I've been brainstorming, and I'm fascinated by the way this story is taking shape. It keeps changing form, flexible, not quite pinnned down. Some sort of oblong ghost-like creature, not fully visible yet. But I'm learning that's okay. Letting go of perfection is difficult. Change is also difficult. Allowing myself to change the characters and settings is completely foreign to me. I used to give up when I felt one aspect wasn't Perfect. But that never got me anywhere. I'm also allowing myself to flow freely. I have some guidelines and goals, but I don't beat myself up if I don't get much written for a few days.
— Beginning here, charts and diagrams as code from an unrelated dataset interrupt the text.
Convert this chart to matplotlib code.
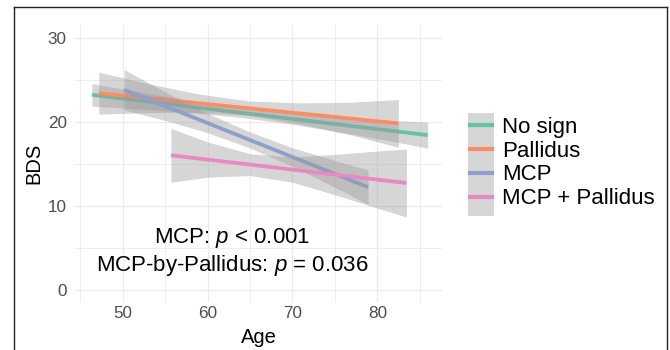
import matplotlib.pyplot as plt
from matplotlib.lines import Line2D
from matplotlib.patches import Rectangle

plt.rcParams['font.family'] = ['Liberation Sans', 'DejaVu Sans']
plt.rcParams['mathtext.fontset'] = 'custom'
plt.rcParams['mathtext.rm'] = 'Liberation Sans'
plt.rcParams['mathtext.it'] = 'Liberation Sans:italic'

groups = ['No sign', 'Pallidus', 'MCP', 'MCP + Pallidus']
colors = ['#66C2A5', '#FC8D62', '#8DA0CB', '#E78AC3']

# fitted lines: start / end (age, BDS)
fit_age = [[46.4, 85.9], [47.2, 82.45], [50.2, 78.9], [55.7, 83.4]]
fit_bds = [[23.2, 18.4], [23.4, 19.8], [23.8, 12.2], [16.0, 12.7]]

band_age = [
    [46.4, 52, 58, 64, 70, 76, 82, 85.9],
    [47.2, 53, 59, 65, 71, 77, 82.45],
    [50.2, 55, 60, 65, 70, 75, 78.9],
    [55.7, 60, 65, 70, 75, 80, 83.4],
]
band_lo = [
    [21.85, 21.5, 21.07, 20.51, 19.69, 18.69, 17.61, 16.85],
    [20.9, 21.09, 21.11, 20.73, 19.70, 18.40, 16.95],
    [21.4, 20.16, 18.69, 16.87, 14.7, 12.18, 10.15],
    [12.8, 13.39, 13.59, 12.8, 11.3, 9.71, 8.65],
]
band_hi = [
    [24.55, 23.54, 22.51, 21.61, 20.97, 20.51, 20.11, 19.95],
    [25.9, 24.53, 23.29, 22.45, 22.24, 22.32, 22.65],
    [26.2, 23.56, 20.99, 18.77, 16.9, 15.38, 14.25],
    [19.2, 17.59, 16.19, 15.8, 16.1, 16.51, 16.75],
]

fig = plt.figure(figsize=(6.7, 3.5), dpi=100)
ax = fig.add_axes([75/670, 1-302.3/350, (442-75)/670, (302.3-25.1)/350])

z = 2
for i, g in enumerate(groups):
    ax.fill_between(band_age[i], band_lo[i], band_hi[i], color='#999999', alpha=0.4, lw=0, zorder=z)
    ax.plot(fit_age[i], fit_bds[i], color=colors[i], lw=2.7, solid_capstyle='butt', zorder=z+1)
    z += 2

ax.set_xlim(44.41, 87.59)
ax.set_ylim(-1.5, 31.5)
ax.set_xticks([50, 60, 70, 80])
ax.set_yticks([0, 10, 20, 30])
ax.set_xticks([45, 55, 65, 75, 85], minor=True)
ax.set_yticks([5, 15, 25], minor=True)
ax.grid(True, which='major', color='#EBEBEB', lw=0.9)
ax.grid(True, which='minor', color='#EBEBEB', lw=0.6)
ax.set_axisbelow(True)
for s in ax.spines.values():
    s.set_visible(False)
ax.tick_params(which='both', length=0, labelsize=12.3, labelcolor='#4D4D4D')
ax.tick_params(axis='x', pad=3)
ax.tick_params(axis='y', pad=6)
ax.set_xlabel('Age', fontsize=14.5, labelpad=5)
ax.set_ylabel('BDS', fontsize=14.5, labelpad=3)

ax.text(62.9, 6.15, 'MCP: $p$ < 0.001', ha='center', va='center', fontsize=16)
ax.text(62.9, 2.9, 'MCP-by-Pallidus: $p$ = 0.036', ha='center', va='center', fontsize=16)

# legend: grey key background as one block, like ggplot's se keys
fig.add_artist(Rectangle((468/670, 1-216/350), 26/670, 103/350,
                         transform=fig.transFigure, facecolor='#D6D6D6', edgecolor='none', zorder=1))
handles = [Line2D([], [], color=c, lw=3) for c in colors]
fig.legend(handles, groups, loc='center left', bbox_to_anchor=(470/670, 1-163/350),
           frameon=False, fontsize=16, handlelength=1.0, labelspacing=0.13,
           handletextpad=0.45, borderpad=0, borderaxespad=0, numpoints=1)

# outer frame (bottom edge is cut off in the original)
fig.add_artist(Line2D([14/670, 14/670], [0, 1-7/350], color='#222222', lw=1))
fig.add_artist(Line2D([14/670, 667/670], [1-7/350, 1-7/350], color='#222222', lw=1))
fig.add_artist(Line2D([667/670, 667/670], [0, 1-7/350], color='#222222', lw=1))

fig.savefig('out.png', dpi=100)
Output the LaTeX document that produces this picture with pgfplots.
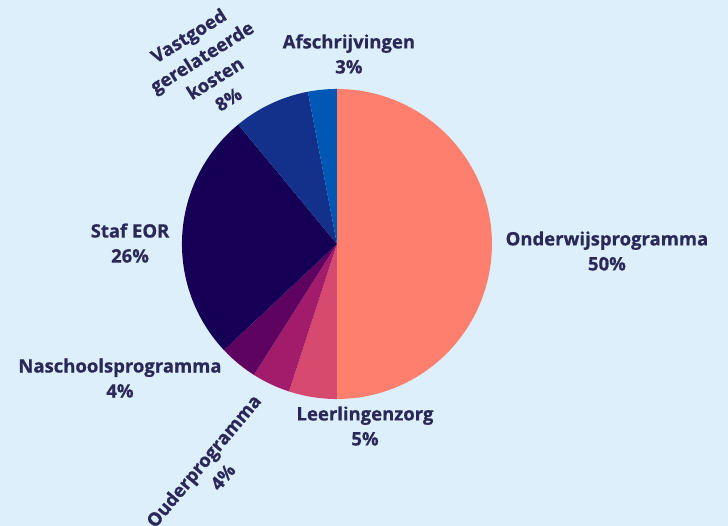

Although I do try to spend a little time everyday daydreaming about the story, and I make mental notes of what I want to change or add.

When I remove the pressure and perfection, I find that I'm much more productive. I wonder how else I could apply that to my life?

Monday, September 19, 2011

Inner Demons

I think most writers have fought the battle. The internal battle. But I'd never thought much of it until now. I've been a practicing procrastinator for ten years and recently had the brilliant insight that I'd much rather be a writer than a procrastinator! However, there was a reason my procrastinator made himself at home- setting up his tent in my mental front yard. Annoying squatter!

I refer to them as my inner demons. Most everybody is familiar with them, but they seem to battle the most with Artists, or so that's my theory. These are the "voices", sometimes loud and sometimes faint that tell you you're not good enough, that your pride and joy piece of art actually sucks, that you're too slow, and that you aren't a "real" writer. (By the way what is a "real" writer? I have yet to met a fake writer!) These are the constant streams of thought, like a tape recording- running through your mind- sometimes without your awareness. These demons can be paralyzing and I have a sneaky suspicion, are largely responsible for writer's block.

So, as I'm making changes in my life, and starting to write again, I've found these demons resurfacing full force- willing to use biological warfare if needed.

I stare at a blank page.
"There's millions of writers out there. How can you even begin to compete?"
I start anyways.
"That sounds too professional, like you're at work. You've lost your creativity."
I sigh and try again.
"Your style needs adjusting. I'm bored of it."
I finish a page.
"What?!" it taunts. "You think you're the next Nora Roberts?"
That's it. I put it away and get a bowl of cookie dough ice cream.

Score 1 for the demons.
0 for me.
The problem? I BELIEVED those voices, demons, whatever you want to call them.

It was such a faint whisper, but a couple of weeks ago, right before joining GRRWG, I heard a refreshing new voice.
"Maybe you do have some potential as a writer."
It might not sound super positive, it's a bit tentative yet, but it felt like a flash of insight because I BELIEVED that statement.

I still have bad days and battle my inner demons. I still eat ice cream. But I also have a new belief to hold onto and the murmurs of positivity are growing louder, which breeds hope and self confidence. And of course it helps that I'm doing what I love!